I am constantly hungry for satisfaction that is intangible by earthly means. Every need points to a greater need and longing for God. In John chapter four, Jesus is speaking to a Samaritan woman at a well.
When a Samaritan woman came to draw water, Jesus said to her, “Will you give me a drink?” (His disciples had gone into the town to buy food.) The Samaritan woman said to him, “You are a Jew and I am a Samaritan woman. How can you ask me for a drink?” (For Jews do not associate with Samaritans.) Jesus answered her, “If you knew the gift of God and who it is that asks you for a drink, you would have asked him and he would have given you living water.”
The woman’s need for water points to a greater need for the water of life. The eternal satisfaction that God offers does not compare to the frail needs that constantly overwhelm our lives. Earthly wells dry out; however, the springs of eternal life do not. When we come to Christ on our bruised knees with human needs, he reveals to us our true need and hunger for a relationship with our creator. Our inevitable sin shows us a deep need for the grace of God.

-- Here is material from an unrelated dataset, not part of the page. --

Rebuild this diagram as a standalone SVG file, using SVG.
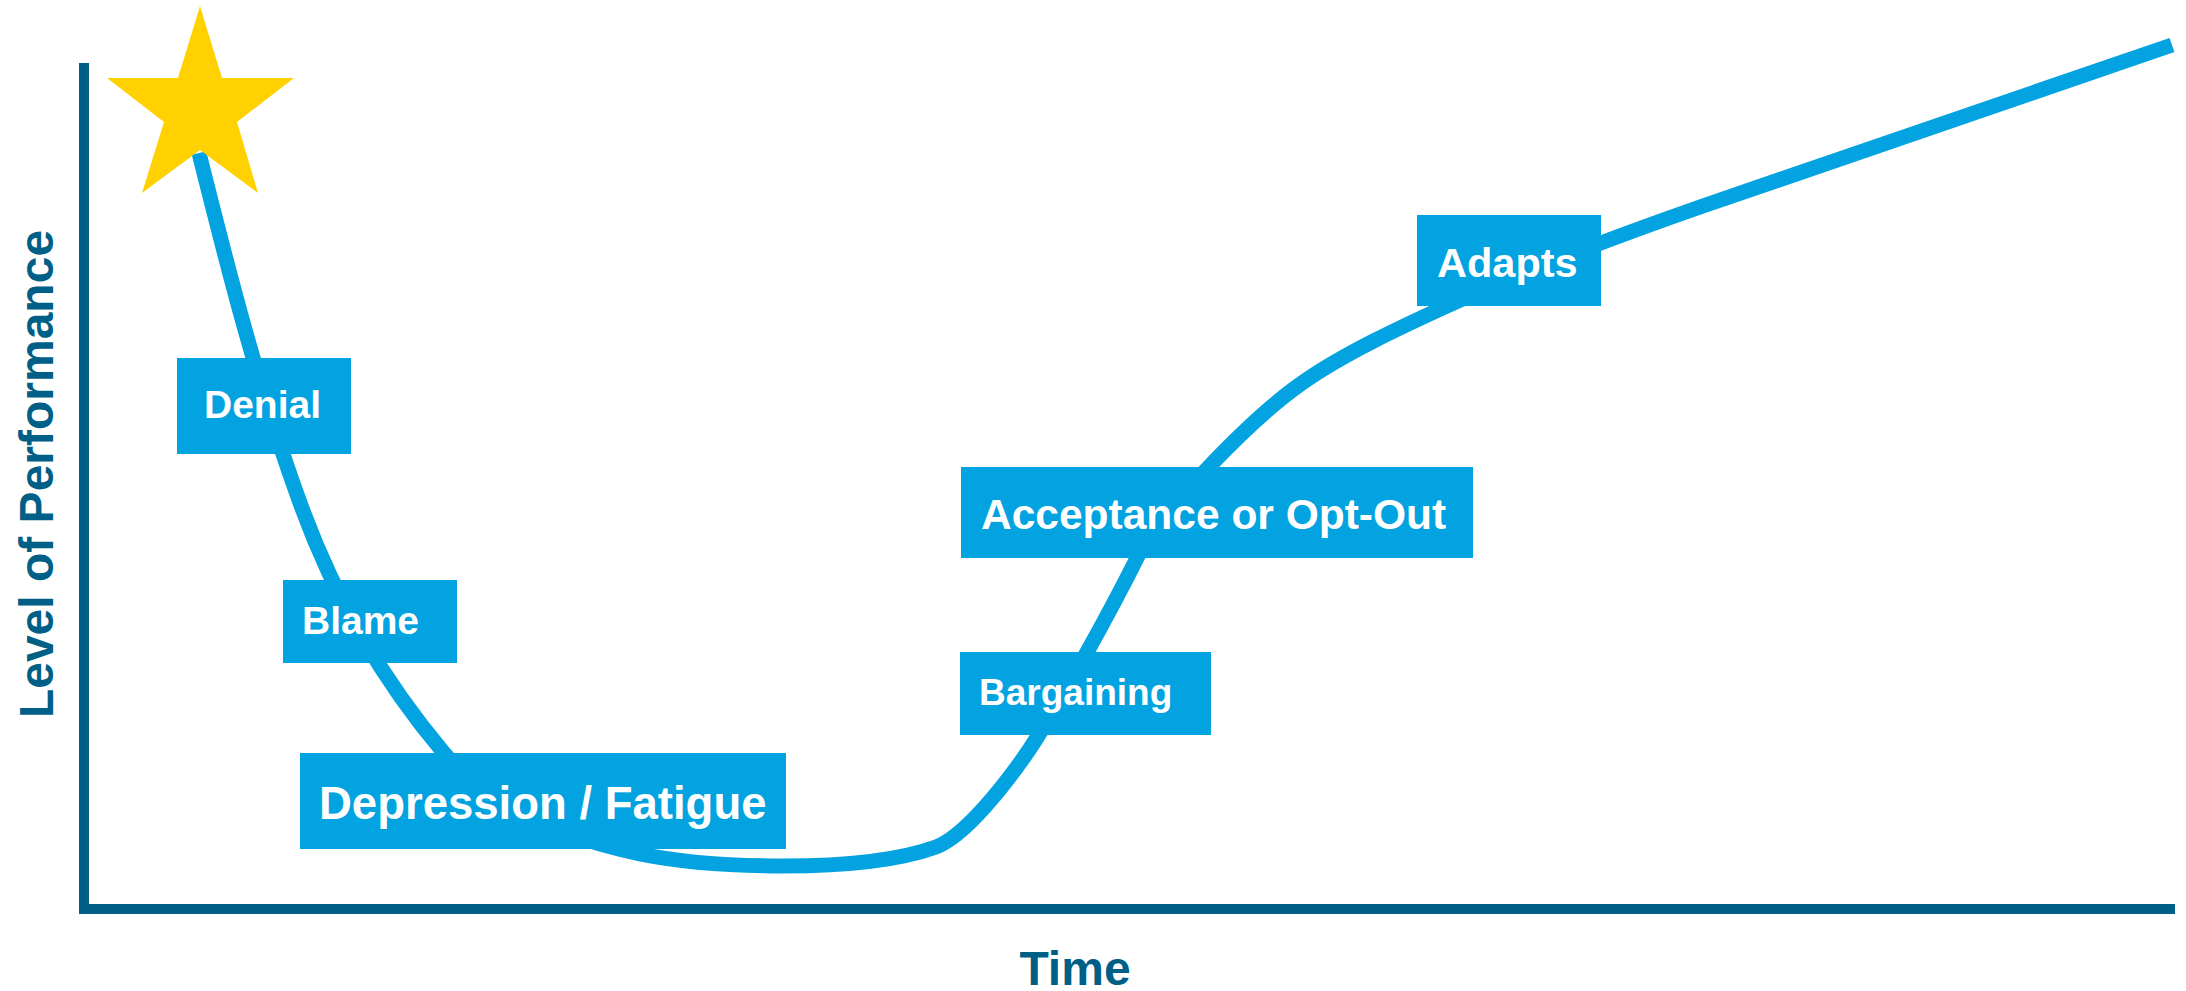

God knows that if he constantly grants our human needs, we will be hungry again. Our earthly bodies are an example of this. We are never fully satisfied physically. Even elvish lembas bread wears off after one day. No make believe cuisine or food that can be obtained in the frozen section of our local grocery store can fulfill the hunger in our souls.
Just as the Samaritan’s need for water points to a greater need for the water of eternal life, my need for belonging points to a greater need for a heavenly home with Jesus. Through my family’s counsel, I came to realize that no place on this planet can satisfy my deep need for a heavenly home with my Savior. This is a point that my frail emotions do not understand. Although my earthly brain cannot comprehend the reasons why God put this unending trial before me, my soul leans on the grace and assurance of God’s never ending faithfulness to carry me through my overwhelming life. Jesus knows how to challenge me so that my earthly needs are constantly pointing to him.